TO BE DONE
Only the lines from the top of the listing below to the line that has "import plotly.graph_objects as go" should be echoed, with both ends kept and pictures left out.

::::::::

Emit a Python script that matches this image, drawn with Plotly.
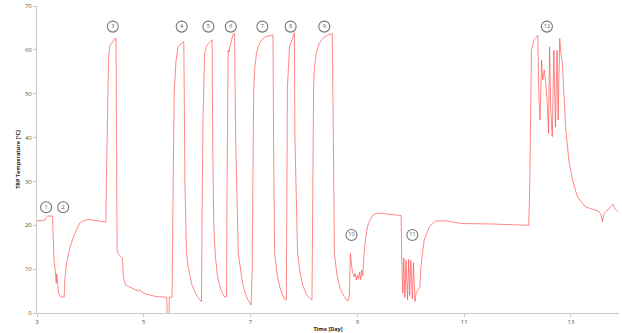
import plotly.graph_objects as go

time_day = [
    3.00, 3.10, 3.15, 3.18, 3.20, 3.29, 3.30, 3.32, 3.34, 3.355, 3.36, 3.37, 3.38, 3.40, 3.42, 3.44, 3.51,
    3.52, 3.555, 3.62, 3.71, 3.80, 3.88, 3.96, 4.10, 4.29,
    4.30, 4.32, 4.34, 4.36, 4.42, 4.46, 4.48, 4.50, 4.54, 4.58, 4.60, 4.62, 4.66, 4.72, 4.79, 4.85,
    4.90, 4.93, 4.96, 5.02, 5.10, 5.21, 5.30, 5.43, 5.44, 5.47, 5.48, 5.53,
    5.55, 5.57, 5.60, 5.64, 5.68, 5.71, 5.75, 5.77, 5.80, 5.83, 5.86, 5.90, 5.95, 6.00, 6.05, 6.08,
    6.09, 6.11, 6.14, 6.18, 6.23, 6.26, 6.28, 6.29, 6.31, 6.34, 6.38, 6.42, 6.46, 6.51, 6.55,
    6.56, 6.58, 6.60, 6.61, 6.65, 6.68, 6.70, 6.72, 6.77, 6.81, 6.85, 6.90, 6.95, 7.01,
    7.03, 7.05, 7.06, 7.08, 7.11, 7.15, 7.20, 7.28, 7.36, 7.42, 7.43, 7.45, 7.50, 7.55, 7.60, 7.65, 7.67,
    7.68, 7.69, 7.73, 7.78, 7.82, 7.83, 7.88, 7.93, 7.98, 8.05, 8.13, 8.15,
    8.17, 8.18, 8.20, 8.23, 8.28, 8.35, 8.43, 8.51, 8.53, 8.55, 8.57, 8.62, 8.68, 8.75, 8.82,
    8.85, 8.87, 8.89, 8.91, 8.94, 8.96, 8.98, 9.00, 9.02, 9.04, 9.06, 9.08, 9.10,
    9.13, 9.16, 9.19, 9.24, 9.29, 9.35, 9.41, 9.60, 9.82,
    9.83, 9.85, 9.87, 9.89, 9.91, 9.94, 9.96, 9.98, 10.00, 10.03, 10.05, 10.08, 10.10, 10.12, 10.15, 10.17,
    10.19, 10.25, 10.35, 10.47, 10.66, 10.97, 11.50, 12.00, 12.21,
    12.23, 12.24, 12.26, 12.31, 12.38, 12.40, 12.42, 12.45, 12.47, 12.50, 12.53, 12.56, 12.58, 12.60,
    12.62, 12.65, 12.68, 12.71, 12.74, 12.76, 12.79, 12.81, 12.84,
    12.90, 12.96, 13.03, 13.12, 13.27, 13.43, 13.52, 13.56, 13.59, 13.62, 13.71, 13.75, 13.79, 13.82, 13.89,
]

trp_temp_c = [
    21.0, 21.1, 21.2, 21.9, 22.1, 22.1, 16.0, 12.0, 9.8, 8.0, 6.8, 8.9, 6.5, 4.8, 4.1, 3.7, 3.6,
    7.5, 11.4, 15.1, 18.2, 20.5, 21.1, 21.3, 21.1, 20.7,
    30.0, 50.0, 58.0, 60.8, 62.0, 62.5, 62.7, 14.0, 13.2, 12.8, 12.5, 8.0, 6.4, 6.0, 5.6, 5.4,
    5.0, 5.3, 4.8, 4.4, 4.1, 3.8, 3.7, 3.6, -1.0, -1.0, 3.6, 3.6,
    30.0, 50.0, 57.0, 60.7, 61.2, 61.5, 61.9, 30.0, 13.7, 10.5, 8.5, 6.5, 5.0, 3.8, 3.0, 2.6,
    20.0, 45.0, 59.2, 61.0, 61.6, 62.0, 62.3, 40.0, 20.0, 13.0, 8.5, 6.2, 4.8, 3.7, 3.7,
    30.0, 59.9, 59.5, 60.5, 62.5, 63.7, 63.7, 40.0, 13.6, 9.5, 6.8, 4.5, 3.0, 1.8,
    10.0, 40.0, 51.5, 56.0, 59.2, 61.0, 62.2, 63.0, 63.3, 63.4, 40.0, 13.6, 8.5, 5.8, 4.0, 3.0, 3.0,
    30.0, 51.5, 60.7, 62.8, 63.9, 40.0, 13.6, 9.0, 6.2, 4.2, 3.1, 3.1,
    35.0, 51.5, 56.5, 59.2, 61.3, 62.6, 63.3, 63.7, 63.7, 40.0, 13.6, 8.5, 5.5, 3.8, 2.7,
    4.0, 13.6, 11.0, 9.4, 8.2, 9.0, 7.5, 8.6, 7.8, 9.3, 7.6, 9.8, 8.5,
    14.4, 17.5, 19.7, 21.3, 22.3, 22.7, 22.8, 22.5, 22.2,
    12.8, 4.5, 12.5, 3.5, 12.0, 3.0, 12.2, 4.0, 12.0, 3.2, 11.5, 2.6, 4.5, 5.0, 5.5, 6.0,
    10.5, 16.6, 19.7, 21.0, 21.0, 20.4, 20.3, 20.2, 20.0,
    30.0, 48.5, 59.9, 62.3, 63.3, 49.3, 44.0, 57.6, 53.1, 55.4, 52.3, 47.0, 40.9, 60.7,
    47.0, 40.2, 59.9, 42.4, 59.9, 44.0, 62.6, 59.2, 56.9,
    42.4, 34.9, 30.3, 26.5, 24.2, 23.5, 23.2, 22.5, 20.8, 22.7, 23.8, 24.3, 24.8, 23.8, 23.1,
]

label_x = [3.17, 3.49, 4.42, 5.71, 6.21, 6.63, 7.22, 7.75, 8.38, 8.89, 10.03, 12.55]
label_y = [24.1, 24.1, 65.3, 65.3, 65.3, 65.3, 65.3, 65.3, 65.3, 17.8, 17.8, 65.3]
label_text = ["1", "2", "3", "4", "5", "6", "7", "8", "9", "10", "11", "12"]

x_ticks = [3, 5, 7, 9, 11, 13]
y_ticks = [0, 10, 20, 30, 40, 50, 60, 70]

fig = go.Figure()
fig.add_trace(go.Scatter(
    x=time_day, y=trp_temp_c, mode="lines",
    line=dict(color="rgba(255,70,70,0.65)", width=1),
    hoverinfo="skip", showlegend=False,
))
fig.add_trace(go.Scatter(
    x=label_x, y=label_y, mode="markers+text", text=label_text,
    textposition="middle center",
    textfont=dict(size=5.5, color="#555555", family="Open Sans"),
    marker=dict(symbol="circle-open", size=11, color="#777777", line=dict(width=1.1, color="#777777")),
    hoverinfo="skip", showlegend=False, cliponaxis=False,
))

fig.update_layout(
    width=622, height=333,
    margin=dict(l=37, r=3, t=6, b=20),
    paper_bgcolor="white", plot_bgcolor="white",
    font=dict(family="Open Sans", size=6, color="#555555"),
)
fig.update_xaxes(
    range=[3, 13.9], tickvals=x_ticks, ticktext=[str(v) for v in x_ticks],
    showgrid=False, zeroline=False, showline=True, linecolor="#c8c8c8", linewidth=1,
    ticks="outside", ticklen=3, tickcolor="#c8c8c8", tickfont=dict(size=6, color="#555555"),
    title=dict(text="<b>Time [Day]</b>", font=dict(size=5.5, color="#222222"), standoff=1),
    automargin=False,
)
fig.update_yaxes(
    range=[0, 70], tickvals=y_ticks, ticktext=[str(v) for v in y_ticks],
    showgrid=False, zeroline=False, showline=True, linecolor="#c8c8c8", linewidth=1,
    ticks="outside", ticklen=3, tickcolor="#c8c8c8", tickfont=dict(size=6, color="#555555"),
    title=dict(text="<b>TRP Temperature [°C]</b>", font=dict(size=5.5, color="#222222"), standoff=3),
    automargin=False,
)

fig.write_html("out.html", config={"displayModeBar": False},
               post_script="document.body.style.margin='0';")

::::::::

SOLUTION TO THIS TASK
Emit a Python script that matches this image, drawn with Plotly.
import plotly.graph_objects as go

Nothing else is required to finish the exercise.